Lawyers as lovers: What does it all mean?
It does my heart good to see the word "love" in the legal blogosphere. It sometimes takes courage (derived from the root word for heart) to use this kind of word in the company of lawyers. But here it is. This is Tim Hadley at Math Class for Poets quoting Bruce MacEwen at Adam Smith, Esq.:
I believe firms may increasingly find themselves in two camps.One set of firms will cling to the "safety" of tradition, keeping associates in the dark, as the second-class citizens they are presumed to be, pointedly oblivious to "work/life" issues, letting the fungible young things sink or swim in the deep end of the pool they're being paid well to inhabit.
Another set of firms will embark on the adventure of embracing this generation of graduates as true professional peers and colleagues, every bit as ravenous for challenge, stretching, and unfamiliar new assignments as we were— and will also embrace the reality that the highest form of human happiness comes not with work alone, but with work and with love.
I wonder what kind of love they mean? I believe I know but decided to look into the definitions of love before asking them.

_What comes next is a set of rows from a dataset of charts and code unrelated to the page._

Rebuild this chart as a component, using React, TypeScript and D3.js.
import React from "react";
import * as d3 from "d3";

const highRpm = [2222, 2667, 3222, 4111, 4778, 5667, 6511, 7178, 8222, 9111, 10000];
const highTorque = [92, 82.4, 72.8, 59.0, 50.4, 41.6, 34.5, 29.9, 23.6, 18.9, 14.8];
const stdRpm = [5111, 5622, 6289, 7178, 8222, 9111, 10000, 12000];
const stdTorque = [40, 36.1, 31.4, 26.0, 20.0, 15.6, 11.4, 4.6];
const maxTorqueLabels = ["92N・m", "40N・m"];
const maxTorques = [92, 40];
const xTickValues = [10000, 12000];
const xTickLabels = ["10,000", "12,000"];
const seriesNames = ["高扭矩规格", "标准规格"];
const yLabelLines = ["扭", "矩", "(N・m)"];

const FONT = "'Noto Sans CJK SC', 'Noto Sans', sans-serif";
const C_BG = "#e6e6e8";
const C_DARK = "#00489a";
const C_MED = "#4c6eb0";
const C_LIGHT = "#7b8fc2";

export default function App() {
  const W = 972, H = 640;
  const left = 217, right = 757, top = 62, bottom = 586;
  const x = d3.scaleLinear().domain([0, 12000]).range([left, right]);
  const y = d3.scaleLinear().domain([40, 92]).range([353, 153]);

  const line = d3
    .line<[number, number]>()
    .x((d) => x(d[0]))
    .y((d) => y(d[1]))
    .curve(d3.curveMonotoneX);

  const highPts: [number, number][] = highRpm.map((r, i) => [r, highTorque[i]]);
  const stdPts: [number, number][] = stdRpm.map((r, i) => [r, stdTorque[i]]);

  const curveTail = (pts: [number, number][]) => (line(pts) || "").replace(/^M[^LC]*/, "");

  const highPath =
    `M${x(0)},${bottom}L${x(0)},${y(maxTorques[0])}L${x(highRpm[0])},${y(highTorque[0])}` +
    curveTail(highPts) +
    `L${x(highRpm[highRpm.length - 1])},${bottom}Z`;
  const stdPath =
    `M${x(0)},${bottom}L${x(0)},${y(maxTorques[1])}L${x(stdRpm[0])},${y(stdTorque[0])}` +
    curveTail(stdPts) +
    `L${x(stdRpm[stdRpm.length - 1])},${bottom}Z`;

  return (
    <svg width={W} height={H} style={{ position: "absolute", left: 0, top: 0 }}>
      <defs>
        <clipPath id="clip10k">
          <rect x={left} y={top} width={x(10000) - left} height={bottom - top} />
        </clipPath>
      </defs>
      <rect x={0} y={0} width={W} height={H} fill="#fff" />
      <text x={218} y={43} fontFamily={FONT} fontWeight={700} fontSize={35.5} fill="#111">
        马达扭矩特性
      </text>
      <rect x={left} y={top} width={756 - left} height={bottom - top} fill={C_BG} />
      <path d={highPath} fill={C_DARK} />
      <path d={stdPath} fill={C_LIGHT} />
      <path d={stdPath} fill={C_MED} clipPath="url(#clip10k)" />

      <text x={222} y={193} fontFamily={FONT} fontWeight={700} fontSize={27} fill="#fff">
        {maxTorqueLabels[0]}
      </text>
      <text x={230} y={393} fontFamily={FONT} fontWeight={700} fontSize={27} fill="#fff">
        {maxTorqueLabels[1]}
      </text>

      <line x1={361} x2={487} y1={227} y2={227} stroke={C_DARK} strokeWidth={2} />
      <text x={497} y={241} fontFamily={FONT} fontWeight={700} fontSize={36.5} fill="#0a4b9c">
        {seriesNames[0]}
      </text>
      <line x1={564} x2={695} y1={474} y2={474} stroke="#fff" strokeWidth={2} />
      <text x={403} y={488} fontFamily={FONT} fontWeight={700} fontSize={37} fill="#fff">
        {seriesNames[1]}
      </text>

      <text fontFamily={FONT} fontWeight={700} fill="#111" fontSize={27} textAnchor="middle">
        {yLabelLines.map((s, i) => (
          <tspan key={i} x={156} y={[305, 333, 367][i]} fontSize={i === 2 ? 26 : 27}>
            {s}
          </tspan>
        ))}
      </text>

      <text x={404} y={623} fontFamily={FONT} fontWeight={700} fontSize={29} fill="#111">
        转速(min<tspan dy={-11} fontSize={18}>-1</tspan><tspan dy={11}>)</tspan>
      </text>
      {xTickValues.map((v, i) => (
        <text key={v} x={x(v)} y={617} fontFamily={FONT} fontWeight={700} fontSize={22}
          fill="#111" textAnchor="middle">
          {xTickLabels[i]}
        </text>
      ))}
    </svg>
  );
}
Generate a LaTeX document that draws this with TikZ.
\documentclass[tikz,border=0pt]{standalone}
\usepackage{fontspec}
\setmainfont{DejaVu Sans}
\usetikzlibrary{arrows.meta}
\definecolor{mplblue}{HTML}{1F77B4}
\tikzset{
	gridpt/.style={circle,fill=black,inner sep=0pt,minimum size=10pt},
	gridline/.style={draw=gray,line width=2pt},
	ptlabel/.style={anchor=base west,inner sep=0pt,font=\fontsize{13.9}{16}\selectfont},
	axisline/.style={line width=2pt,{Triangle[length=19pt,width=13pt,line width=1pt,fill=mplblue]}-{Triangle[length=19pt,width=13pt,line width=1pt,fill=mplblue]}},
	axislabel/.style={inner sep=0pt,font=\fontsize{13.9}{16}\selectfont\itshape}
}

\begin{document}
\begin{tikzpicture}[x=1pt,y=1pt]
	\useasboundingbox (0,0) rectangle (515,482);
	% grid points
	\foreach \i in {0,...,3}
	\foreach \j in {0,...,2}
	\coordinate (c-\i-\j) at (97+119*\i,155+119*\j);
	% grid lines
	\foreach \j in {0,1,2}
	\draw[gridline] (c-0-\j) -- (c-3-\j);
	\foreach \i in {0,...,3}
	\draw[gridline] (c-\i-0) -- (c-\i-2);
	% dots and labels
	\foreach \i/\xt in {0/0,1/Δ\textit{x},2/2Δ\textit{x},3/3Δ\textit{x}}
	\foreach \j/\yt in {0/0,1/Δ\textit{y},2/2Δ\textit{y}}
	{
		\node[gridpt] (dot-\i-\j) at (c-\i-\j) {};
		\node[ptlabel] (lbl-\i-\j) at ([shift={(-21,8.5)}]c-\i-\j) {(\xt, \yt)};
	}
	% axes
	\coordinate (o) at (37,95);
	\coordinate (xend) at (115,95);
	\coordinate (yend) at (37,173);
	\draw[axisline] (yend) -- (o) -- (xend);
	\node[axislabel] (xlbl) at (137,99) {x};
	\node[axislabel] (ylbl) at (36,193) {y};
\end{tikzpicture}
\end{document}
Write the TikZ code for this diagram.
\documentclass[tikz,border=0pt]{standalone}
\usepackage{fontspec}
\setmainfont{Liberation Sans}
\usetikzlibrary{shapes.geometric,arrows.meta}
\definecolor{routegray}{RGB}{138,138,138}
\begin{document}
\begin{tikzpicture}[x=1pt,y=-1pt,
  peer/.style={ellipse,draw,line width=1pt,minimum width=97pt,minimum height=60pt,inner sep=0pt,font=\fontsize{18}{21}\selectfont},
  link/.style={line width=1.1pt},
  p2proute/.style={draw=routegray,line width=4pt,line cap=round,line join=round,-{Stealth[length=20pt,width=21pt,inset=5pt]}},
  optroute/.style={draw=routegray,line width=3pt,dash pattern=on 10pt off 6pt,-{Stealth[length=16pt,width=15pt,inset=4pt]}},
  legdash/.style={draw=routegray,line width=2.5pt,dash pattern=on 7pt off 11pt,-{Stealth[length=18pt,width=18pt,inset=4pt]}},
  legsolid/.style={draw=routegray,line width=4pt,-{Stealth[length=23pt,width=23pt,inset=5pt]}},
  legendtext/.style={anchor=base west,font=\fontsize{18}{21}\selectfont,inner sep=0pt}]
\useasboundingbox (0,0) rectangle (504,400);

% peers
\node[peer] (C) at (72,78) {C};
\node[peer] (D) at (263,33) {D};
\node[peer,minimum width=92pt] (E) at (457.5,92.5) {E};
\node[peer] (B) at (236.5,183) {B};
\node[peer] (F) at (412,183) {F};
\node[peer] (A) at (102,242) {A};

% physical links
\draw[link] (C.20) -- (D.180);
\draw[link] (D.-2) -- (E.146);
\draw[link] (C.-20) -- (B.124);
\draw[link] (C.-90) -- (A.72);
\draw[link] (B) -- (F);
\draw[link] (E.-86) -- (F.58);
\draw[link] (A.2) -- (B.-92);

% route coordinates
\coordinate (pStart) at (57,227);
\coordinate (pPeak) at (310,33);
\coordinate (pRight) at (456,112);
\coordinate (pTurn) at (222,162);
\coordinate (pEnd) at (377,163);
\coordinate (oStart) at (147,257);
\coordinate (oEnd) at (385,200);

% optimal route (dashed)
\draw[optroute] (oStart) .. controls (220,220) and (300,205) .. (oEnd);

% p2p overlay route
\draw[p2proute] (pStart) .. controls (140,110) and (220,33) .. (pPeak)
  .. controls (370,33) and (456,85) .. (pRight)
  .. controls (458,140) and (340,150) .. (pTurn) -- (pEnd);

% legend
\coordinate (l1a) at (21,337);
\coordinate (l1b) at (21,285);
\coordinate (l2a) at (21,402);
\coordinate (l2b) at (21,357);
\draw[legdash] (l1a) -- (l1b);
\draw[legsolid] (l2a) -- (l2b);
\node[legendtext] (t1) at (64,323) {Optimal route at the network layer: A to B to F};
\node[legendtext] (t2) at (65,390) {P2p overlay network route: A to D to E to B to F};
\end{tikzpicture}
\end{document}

The word can cause confusion:
In English, the word 'love' . . . is broadly defined and hence imprecise, which generates first order problems of definition and meaning, which are resolved to some extent by the reference to the Greek terms, eros, philia, and agape.
Eros, philia, and agape are covered all over the Internet and in more books and articles than I could link to in a week of full-time linking.
Very briefly:
Eros is romantic, passionate, often sensual. I don't think that's what Bruce and Tim are talking about; we know the problems and liability eros can create and incur in the workplace.
Philia is friendship or brotherly love, as in Philadelphia is the city of brotherly love. C. S. Lewis's definition of philia includes a strong bond based on a common task or interest. In his definition, philia does not exist unless there is something the relationship is about, a reason or purpose.
Agape is pure love. C. S. Lewis defined it as love for one's fellow human being not depending upon any lovable quality of the person loved. In my Catholic boarding school days, the nuns defined agape as unconditional love, the love-thy-neighbor-as-thyself kind of love.
If we love our clients and the people with whom we work, what type of love is it? Philia or agape? Both? One for clients and the other for co-workers? Something else? The exercise of thinking those questions through can create a live link (love link?) between the head doing the thinking and the heart where we hold our values.
Bruce? Tim? What did you mean?
I'm looking for more love in the blawg belt of the blogospere.








Well, first by way of clarification, let me note that the bit you quoted from my post is entirely Bruce's words. (Credit where credit is due!)
As for the rest, maybe I'll get to touch on that in a follow-up later this evening or in the next few days...
Posted by: Tim Hadley | May 30, 2006 at 08:00 PM
Tim, I had hoped to make that clear when I wrote:
This is Tim Hadley at Math Class for Poets quoting Bruce MacEwen at Adam Smith, Esq.
I apologize if the fact that you were quoting Bruce was not clear in my post.
Posted by: Stephanie West Allen | May 30, 2006 at 08:30 PM
I'm not going to finish further comments tonight, so I'll have to leave it at this for now:
- I didn't read Bruce's words as suggesting that the "love" would necessarily come from the "work" or be about the "work" itself.
- But I think the use of the word 'love' is still important because it is capable of much more meaning than 'time,' and people tend to reduce discussions about work and quality of life to 'time' (time being money and all that). That reductivism oversimplifies the matter.
- That leaves the question of what is wrong with such reductivism and why it is helpful or meaningful to use the word 'love' in contrast to it. That's the difficult part (or at least the part I'm finding most difficult tonight).
Posted by: Tim Hadley | May 30, 2006 at 10:18 PM
Hi, Tim & Stephanie:
I really meant the word "love" in the sense that Freud used it when he said that genuine human happiness required both work and love. And to me, there's nothing really metaphysical or squishy about the concept: Just think (I do!) how much more rewarding it is not only to accomplish something professionally, but then to be able to share it that evening over a glass of red wine with someone you, yes, "love."
Conversely, when you're striving at work (successfully or otherwise!), if you're ever tempted to ditch it as intrinsically meaningless, you can always remind yourself that you're doing it so you can enjoy the luxury of sharing your non-work life with your, yes, "lover."
In other words, I truly believe (and feel in my heart, which may be more important) that each reinforces the other. What desiccated creatures we would all be if we lived to bill 2,800 hours/year and go home to empty, dark studio apartments.